Ces dispositions ont souvent été analysées comme remettant en cause ce mythique principe d’indemnisation des servitudes d’urbanisme et instituant le principe opposé de « non-indemnisation desdites servitudes ». Cependant, comme sa lecture vous a permis de la comprendre, chères lectrices et chers lecteurs, loin d’avoir inversé un principe qui n’existait pas, il a en réalité éclairé la portée de l’avis de 1924 en explicitant le fait que les « dommages matériels directs et certains » sont ceux qui résultent de la modification de « ‘l’état antérieur de lieux » c’est-à-dire des cas, très circonscrits, où un tel plan prévoit un programme de travaux, comme jadis les plans d’alignement, portant atteinte aux propriétés privées.
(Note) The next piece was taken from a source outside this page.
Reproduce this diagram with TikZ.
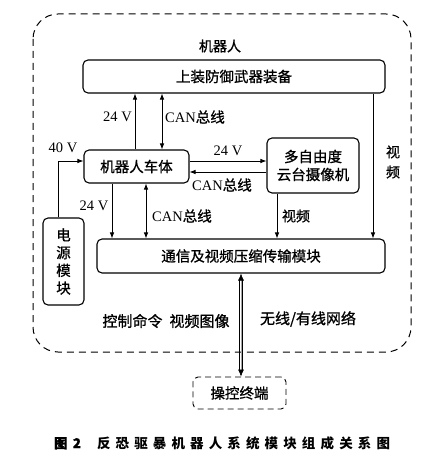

Bref, nous avons vécu durant un siècle sur le mythe du paradis perdu (au moins pour les propriétaires) d’un principe de « l’indemnisation des servitudes d’urbanisme » qui n’a jamais existé en droit français.
Arrivés à ce stade, les plus résistants de l’infime fraction des juristes s’intéressant à l’histoire du droit de l’urbanisme qui auront poursuivi la lecture de ce texte se demanderont sans doute « mais pourquoi ce mythe ; qui est à son origine ? ». Déjà pasticheur de Garcia Marquez, il me faut me risquer à me muer, pour conclure, en médiocre épigone de Paul Veyne ou Jean Pierre Vernant. Un indice : c’est de manière récurrente dans les articles de Georges Liet-Veaux, rude contempteur du « principe de non indemnisation », de la fin des années 1960 qu’apparaît la référence à cet avis avec sa date erronée (v. par ex. J.Cl. adm. Fasc 445-2 (version initiale) ou « Les empiètements de l’État sur la propriété privée », Revue d’Economie et de droit immobilier 1970, n° 42, p. 2041). C’est donc sans doute lui qui en est la source immédiate. Mais un mythe ne connait de popularité et ne se répand que s’il entre en résonnance avec des questionnements ou des préoccupations plus générales. Or, ici il est frappant de constater que c’est peu après la création des « plans d’occupation des sols » en 1967, qui renforçaient les contraintes d’urbanisme, et de leur montée en puissance dans les années 1970 et 1980, que les références à cet avis de 1924 se multiplient, jusqu’à constituer un des arguments principaux donnés par Ronny Abraham dans ses conclusions sur l’arrêt Bitouzet de 1998, articulant ces restrictions du droit de propriété avec le droit de la Convention européenne des droits de l’homme. Ainsi, c’est sans doute parce que le « principe de non-indemnisation », outre sa douteuse conception sous l’État Français en 1943, s’est densifié et a pris de l’ampleur que s’est construit le mythe d’un principe antérieur et fondateur, celui de la « non-indemnisation » des servitudes d’urbanisme.